In 1960, he formed first group, called The Harborlites, whilst still in high school. The Harborlites had a minor hit with a song written by Deanne, "Is that Too Much to Ask", but Deanne and fellow Harborlite Kenny Vance decided they wanted to form an all-male vocal group instead. Jay and the Americans was formed by Deanne, alongside his boyhood friend Howie Kane, Jay Traynor, and Vance. After signing to United Artists Records in 1961, they released their first single, "Tonight" b/w "The Other Girls". Jay Traynor left in 1962 and Jay Black came in as the new lead singer. In the following years, the Americans would garner more hits such as "This Magic Moment", "She Cried", "Come a Little Bit Closer", and "Cara Mia".
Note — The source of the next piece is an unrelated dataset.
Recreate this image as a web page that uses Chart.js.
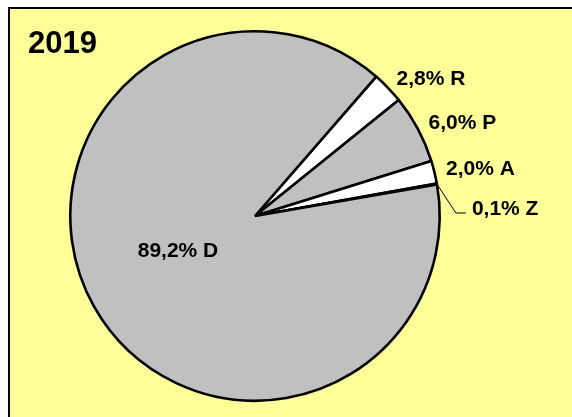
<!DOCTYPE html>
<html>
<head>
<meta charset="utf-8">
<script src="https://cdn.jsdelivr.net/npm/chart.js@4/dist/chart.umd.min.js"></script>
<style>
  html, body { margin: 0; padding: 0; background: #ffffff; width: 572px; height: 417px; overflow: hidden; }
  #frame { position: absolute; left: 8px; top: 7px; width: 600px; height: 450px;
           background: #FFFF99; border-left: 2px solid #000; border-top: 2px solid #000; }
  #c { position: absolute; left: 0; top: 0; }
</style>
</head>
<body>
<div id="frame"></div>
<canvas id="c" width="572" height="417"></canvas>
<script>
const title = "2019";
const categories = ["R", "P", "A", "Z", "D"];
const values = [2.8, 6.0, 2.0, 0.1, 89.2];
const valueLabels = ["2,8%", "6,0%", "2,0%", "0,1%", "89,2%"];
const colors = ["#FFFFFF", "#C0C0C0", "#FFFFFF", "#C0C0C0", "#C0C0C0"];

const FONT = "bold 21px 'Liberation Sans', Arial, sans-serif";

const labelPlugin = {
  id: "pieLabels",
  afterDatasetsDraw(chart) {
    const ctx = chart.ctx;
    const meta = chart.getDatasetMeta(0);
    ctx.save();
    ctx.fillStyle = "#000";
    ctx.strokeStyle = "#000";
    ctx.font = FONT;
    ctx.textAlign = "left";
    ctx.textBaseline = "alphabetic";
    meta.data.forEach((arc, i) => {
      const p = arc.getProps(["x", "y", "startAngle", "endAngle", "outerRadius"], true);
      const mid = (p.startAngle + p.endAngle) / 2;
      const cos = Math.cos(mid), sin = Math.sin(mid);
      const text = valueLabels[i] + " " + categories[i];
      if (values[i] > 50) {
        const r = p.outerRadius * 0.46;
        ctx.textAlign = "center";
        ctx.fillText(text, p.x + cos * r - 3, p.y + sin * r - 1);
        ctx.textAlign = "left";
      } else if (values[i] < 1) {
        const x0 = p.x + cos * p.outerRadius, y0 = p.y + sin * p.outerRadius;
        const x1 = x0 + 19, y1 = y0 + 29;
        const x2 = x1 + 10;
        ctx.lineWidth = 1;
        ctx.beginPath();
        ctx.moveTo(x0, y0); ctx.lineTo(x1, y1); ctx.lineTo(x2, y1);
        ctx.stroke();
        ctx.fillText(text, x2 + 6, y1 + 2);
      } else {
        const r = p.outerRadius + 12;
        ctx.fillText(text, p.x + cos * r, p.y + sin * r + 6);
      }
    });
    ctx.font = "bold 31px 'Liberation Sans', Arial, sans-serif";
    ctx.fillText(title, 28, 53);
    ctx.restore();
  }
};

new Chart(document.getElementById("c"), {
  type: "pie",
  data: {
    labels: categories,
    datasets: [{
      data: values,
      backgroundColor: colors,
      borderColor: "#000000",
      borderWidth: 2.6,
      hoverOffset: 0
    }]
  },
  options: {
    responsive: false,
    animation: false,
    rotation: 41,
    layout: { padding: { left: 69, top: 30, right: 131, bottom: 15 } },
    plugins: {
      legend: { display: false },
      tooltip: { enabled: false },
      title: { display: false }
    },
    events: []
  },
  plugins: [labelPlugin]
});
</script>
</body>
</html>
Deanne remained in the Americans until their split in 1973. Like the other members of the group, he went on to tour as a solo artist. Deanne was inducted, as a member of the Americans, into the Vocal Group Hall of Fame in 2002. In 2006, Jay Black filed for bankruptcy due to gambling debts, and sold the rights to the name "Jay and the Americans" to the other members as a way to pay it off, for $100,000. After the deal was made, Deanne, Kane, and Marty Sanders started to perform again as Jay and the Americans.

Deanne has performed as a vocalist on every record by Jay and the Americans made to date. With the new version of the band formed in 2006, they have released four studio albums: 'Til The End of Time (2010), Sweeter Than Wine (2010), Keepin' the Music Alive (2011), and 45 RPM (2015).

In 2017, "Come a Little Bit Closer", a hit for Jay and the Americans in 1964, was featured in the soundtrack for Guardians of the Galaxy Vol. 2. The soundtrack album went gold in the U.S. and sold more than 2.5 million copies worldwide.

Following the death of Howie Kane in March 2023, Deanne is the last founding member of Jay and the Americans still touring with the group (Sanders joined in 1962).

== Personal life ==
Deanne currently lives in Long Beach, New York.